A Praxis construction crew works on the Digital 395 fiber-optic backbone north of Independence earlier this week. Project leaders say high-speed Internet should be flowing through the Owens Valley by the end of August, at the latest. Photo by Jon Klusmire

Digital 395, the high-speed Internet project that will improve connections from Barstow to Reno, is nearing the last leg but unexpected delays may hold completion for another month.
The project was scheduled to be completed by July 31, but managers said the company building the fiber-optic backbone, Praxis Associates, said some permits from the U.S. Forest Service have yet to be issued, and some communities, including Inyo’s towns along the U.S. 395 corridor, probably won’t be completed until mid- or late August.
Praxis CEO Mike Ort said Wednesday that Mammoth Lakes should begin receiving its increased Internet speed by the end of the month.
“We have some issues with the Inyo National Forest that probably won’t be resolved until the end of the month,” Ort said. “By the end of next week we should have conduit along the entire route except for a couple areas that need to be bored.” One section of the project that needs to be bored, Ort said, is near Tinnemaha Reservoir south of Big Pine.
By September or October, Ort said high-speed Internet will be available all along the project route and even in outlying communities such as Randsberg in Kern County.
Ort said Praxis is working with the California Public Utilities Commission, the agency responsible for oversight of the project, to get an extension on the project’s deadline due to other “unforeseen” circumstances.
“We need additional support from the PUC for a couple reasons,” Ort said. “California changed the rules on (utility) pole attachments that we will use to connect to some of the smaller towns. In 2012, California changed the rules due to pole failures along the coast. We also spent $24 million on environmentally-related factors, that’s $20 million more than we anticipated. We made up $15 million of that through efficiencies. The commission has been very supportive, so I don’s see that as an issue.”
As Praxis works to complete the project and “light up” before the end of August, local Internet providers are preparing to ramp up services by upgrading some customers, and offering new Internet packages.
SuddenLink recently sent a mass mailing to its customers, informing them that their current 1.5 megabit per second Internet connection will be upgraded to a 15 megabit per second connection in mid-July with no additional cost to the customer. The company also said it would be offering new 30 MBPS and 50 MBPS options.
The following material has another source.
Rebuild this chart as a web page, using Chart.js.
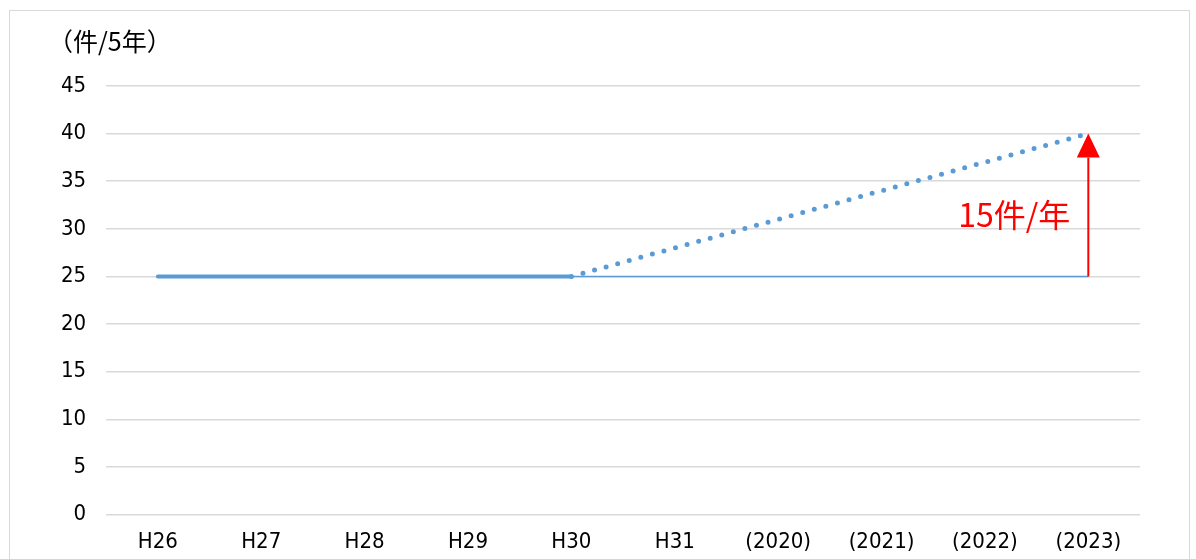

“Changes to our existing services will occur automatically at no added charge to the customer,” said Gene Regan, senior director of corporate communications. “No added equipment will be needed. Customers taking 30- or 50-meg services would need to be sure their modems and routers are capable of handling these faster services to take full advantage of them. Based on our most recent information from Digital 395, we’re planning to offer these faster speeds in Bishop sometime in August.”
Phone calls seeking information from other local Internet providers, Lone Pine Television and Schat.net, were not returned as of press time Wednesday. However, the Eastern Sierra Connect Regional Boradband Consortium said Lone Pine TV, which serves Lone Pine, Pangborn and Alabama Hills, will be providing two or six MBPS packages at $41.99 and $61.99 for residential users.
The consortium said Schat.net has signed a 1Gb service contract with Digital 395 and will be connecting to Digital 395 and testing the new fiber-optic backbone in July or August.
“We are taking stock, slowing down and making sure we have the funding,” Ort said. “The backbone (along U.S. 395) is the most important part. “I don’t want people to be drawing the wrong conclusions, we have our crews out and they’re still working and we already have cable and conduit in Bishop, Mammoth, Bridgeport and Lee Vining … the smaller towns will take a couple more weeks.”